→ What the exercise asks: Strip the pictures and reproduce the rest of the listing exactly.

→ Stored data:
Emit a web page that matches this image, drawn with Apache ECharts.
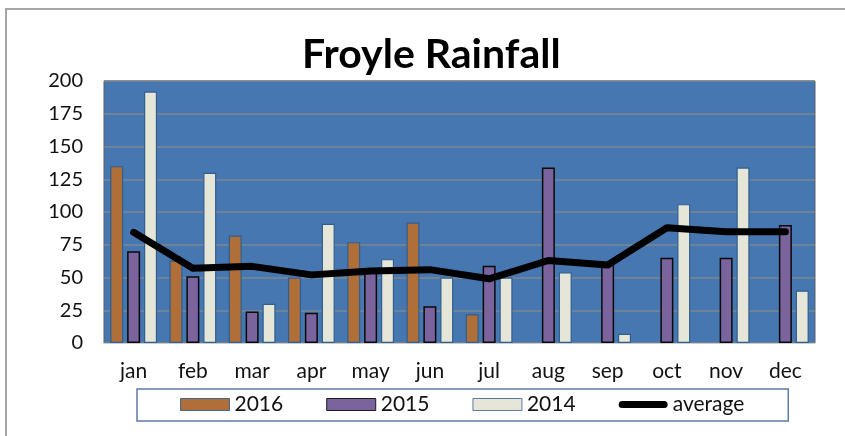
<!DOCTYPE html>
<html>
<head>
<meta charset="utf-8">
<script src="https://cdn.jsdelivr.net/npm/echarts@6/dist/echarts.min.js"></script>
<style>
html,body{margin:0;padding:0;background:#fff;}
#chart{width:845px;height:436px;}
</style>
</head>
<body>
<div id="chart"></div>
<script>
var months = ['jan','feb','mar','apr','may','jun','jul','aug','sep','oct','nov','dec'];
var rain2016 = [135, 63, 82, 50, 77, 92, 22, null, null, null, null, null];
var rain2015 = [70, 51, 24, 23, 56, 28, 59, 134, 60, 65, 65, 90];
var rain2014 = [192, 130, 30, 91, 64, 50, 50, 54, 7, 106, 134, 40];
var average = [84.5, 57, 58.5, 52, 55, 56, 49, 63, 59.5, 88, 85, 85];
var yTicks = [0, 25, 50, 75, 100, 125, 150, 175, 200];

var FONT = 'Lato, "Open Sans", sans-serif';
var lineIcon = 'path://M0,0 M49,12 M3.5,2.5 L45.5,2.5 A3.5,3.5 0 0 1 45.5,9.5 L3.5,9.5 A3.5,3.5 0 0 1 3.5,2.5 Z';
var chart = echarts.init(document.getElementById('chart'), null, {renderer: 'canvas'});
chart.setOption({
  animation: false,
  backgroundColor: '#ffffff',
  title: {
    text: 'Froyle Rainfall',
    left: 297,
    top: 29,
    textStyle: {fontFamily: FONT, fontWeight: 'bold', fontSize: 41, color: '#000'}
  },
  graphic: [{
    type: 'rect',
    shape: {x: 6, y: 9, width: 900, height: 500},
    style: {fill: 'none', stroke: '#a6a6a6', lineWidth: 2},
    silent: true
  }],
  grid: {
    left: 104, right: 30, top: 81, bottom: 93,
    show: true,
    backgroundColor: '#4677b0',
    borderColor: '#56606c',
    borderWidth: 1
  },
  legend: {
    left: 137, top: 389,
    padding: [5, 44, 6, 43],
    itemGap: 43,
    itemWidth: 49, itemHeight: 12,
    borderColor: '#5b7bab', borderWidth: 1.5,
    textStyle: {fontFamily: FONT, fontSize: 21, color: '#111'},
    data: [
      {name: '2016', icon: 'rect', itemStyle: {borderColor: '#3d6790', borderWidth: 1}},
      {name: '2015', icon: 'rect', itemStyle: {borderColor: '#1a1a1a', borderWidth: 1}},
      {name: '2014', icon: 'rect', itemStyle: {borderColor: '#5a7ca6', borderWidth: 1}},
      {name: 'average', icon: lineIcon, itemStyle: {color: '#000', borderWidth: 0}}
    ]
  },
  xAxis: {
    type: 'category',
    data: months,
    axisLine: {show: true, lineStyle: {color: '#c9cdd2', width: 1}},
    axisTick: {show: false},
    axisLabel: {fontFamily: FONT, fontSize: 21, color: '#111', margin: 18}
  },
  yAxis: {
    type: 'value',
    min: yTicks[0], max: yTicks[yTicks.length - 1], interval: 25,
    axisLine: {show: false},
    axisTick: {show: false},
    axisLabel: {fontFamily: FONT, fontSize: 20, color: '#111', margin: 21},
    splitLine: {show: true, lineStyle: {color: '#7d8790', width: 1.5}}
  },
  series: [
    {
      name: '2016', type: 'bar', data: rain2016,
      barWidth: 13, barGap: '30%',
      itemStyle: {color: '#b06e39', borderColor: '#2f5f8f', borderWidth: 1.2}
    },
    {
      name: '2015', type: 'bar', data: rain2015,
      barWidth: 13, barGap: '30%',
      itemStyle: {color: '#7b639e', borderColor: '#0a0a0a', borderWidth: 1.5}
    },
    {
      name: '2014', type: 'bar', data: rain2014,
      barWidth: 13, barGap: '30%',
      itemStyle: {color: '#e6e6d8', borderColor: '#2f5f8f', borderWidth: 1.2}
    },
    {
      name: 'average', type: 'line', data: average,
      symbol: 'none', z: 5,
      lineStyle: {color: '#000', width: 7, cap: 'round', join: 'round'},
      itemStyle: {color: '#000'}
    }
  ]
});
</script>
</body>
</html>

→ Worked solution:
Emit a web page that matches this image, drawn with Apache ECharts.
<!DOCTYPE html>
<html>
<head>
<meta charset="utf-8">
<script src="https://cdn.jsdelivr.net/npm/echarts@6/dist/echarts.min.js"></script>
<style>
html,body{margin:0;padding:0;background:#fff;}
#chart{width:845px;height:436px;}
</style>
</head>
<body>
<div id="chart"></div>
<script>
var months = ['jan','feb','mar','apr','may','jun','jul','aug','sep','oct','nov','dec'];
var rain2016 = [135, 63, 82, 50, 77, 92, 22, null, null, null, null, null];
var rain2015 = [70, 51, 24, 23, 56, 28, 59, 134, 60, 65, 65, 90];
var rain2014 = [192, 130, 30, 91, 64, 50, 50, 54, 7, 106, 134, 40];
var average = [84.5, 57, 58.5, 52, 55, 56, 49, 63, 59.5, 88, 85, 85];
var yTicks = [0, 25, 50, 75, 100, 125, 150, 175, 200];

var FONT = 'Lato, "Open Sans", sans-serif';
var lineIcon = 'path://M0,0 M49,12 M3.5,2.5 L45.5,2.5 A3.5,3.5 0 0 1 45.5,9.5 L3.5,9.5 A3.5,3.5 0 0 1 3.5,2.5 Z';
var chart = echarts.init(document.getElementById('chart'), null, {renderer: 'canvas'});
chart.setOption({
  animation: false,
  backgroundColor: '#ffffff',
  title: {
    text: 'Froyle Rainfall',
    left: 297,
    top: 29,
    textStyle: {fontFamily: FONT, fontWeight: 'bold', fontSize: 41, color: '#000'}
  },
  graphic: [{
    type: 'rect',
    shape: {x: 6, y: 9, width: 900, height: 500},
    style: {fill: 'none', stroke: '#a6a6a6', lineWidth: 2},
    silent: true
  }],
  grid: {
    left: 104, right: 30, top: 81, bottom: 93,
    show: true,
    backgroundColor: '#4677b0',
    borderColor: '#56606c',
    borderWidth: 1
  },
  legend: {
    left: 137, top: 389,
    padding: [5, 44, 6, 43],
    itemGap: 43,
    itemWidth: 49, itemHeight: 12,
    borderColor: '#5b7bab', borderWidth: 1.5,
    textStyle: {fontFamily: FONT, fontSize: 21, color: '#111'},
    data: [
      {name: '2016', icon: 'rect', itemStyle: {borderColor: '#3d6790', borderWidth: 1}},
      {name: '2015', icon: 'rect', itemStyle: {borderColor: '#1a1a1a', borderWidth: 1}},
      {name: '2014', icon: 'rect', itemStyle: {borderColor: '#5a7ca6', borderWidth: 1}},
      {name: 'average', icon: lineIcon, itemStyle: {color: '#000', borderWidth: 0}}
    ]
  },
  xAxis: {
    type: 'category',
    data: months,
    axisLine: {show: true, lineStyle: {color: '#c9cdd2', width: 1}},
    axisTick: {show: false},
    axisLabel: {fontFamily: FONT, fontSize: 21, color: '#111', margin: 18}
  },
  yAxis: {
    type: 'value',
    min: yTicks[0], max: yTicks[yTicks.length - 1], interval: 25,
    axisLine: {show: false},
    axisTick: {show: false},
    axisLabel: {fontFamily: FONT, fontSize: 20, color: '#111', margin: 21},
    splitLine: {show: true, lineStyle: {color: '#7d8790', width: 1.5}}
  },
  series: [
    {
      name: '2016', type: 'bar', data: rain2016,
      barWidth: 13, barGap: '30%',
      itemStyle: {color: '#b06e39', borderColor: '#2f5f8f', borderWidth: 1.2}
    },
    {
      name: '2015', type: 'bar', data: rain2015,
      barWidth: 13, barGap: '30%',
      itemStyle: {color: '#7b639e', borderColor: '#0a0a0a', borderWidth: 1.5}
    },
    {
      name: '2014', type: 'bar', data: rain2014,
      barWidth: 13, barGap: '30%',
      itemStyle: {color: '#e6e6d8', borderColor: '#2f5f8f', borderWidth: 1.2}
    },
    {
      name: 'average', type: 'line', data: average,
      symbol: 'none', z: 5,
      lineStyle: {color: '#000', width: 7, cap: 'round', join: 'round'},
      itemStyle: {color: '#000'}
    }
  ]
});
</script>
</body>
</html>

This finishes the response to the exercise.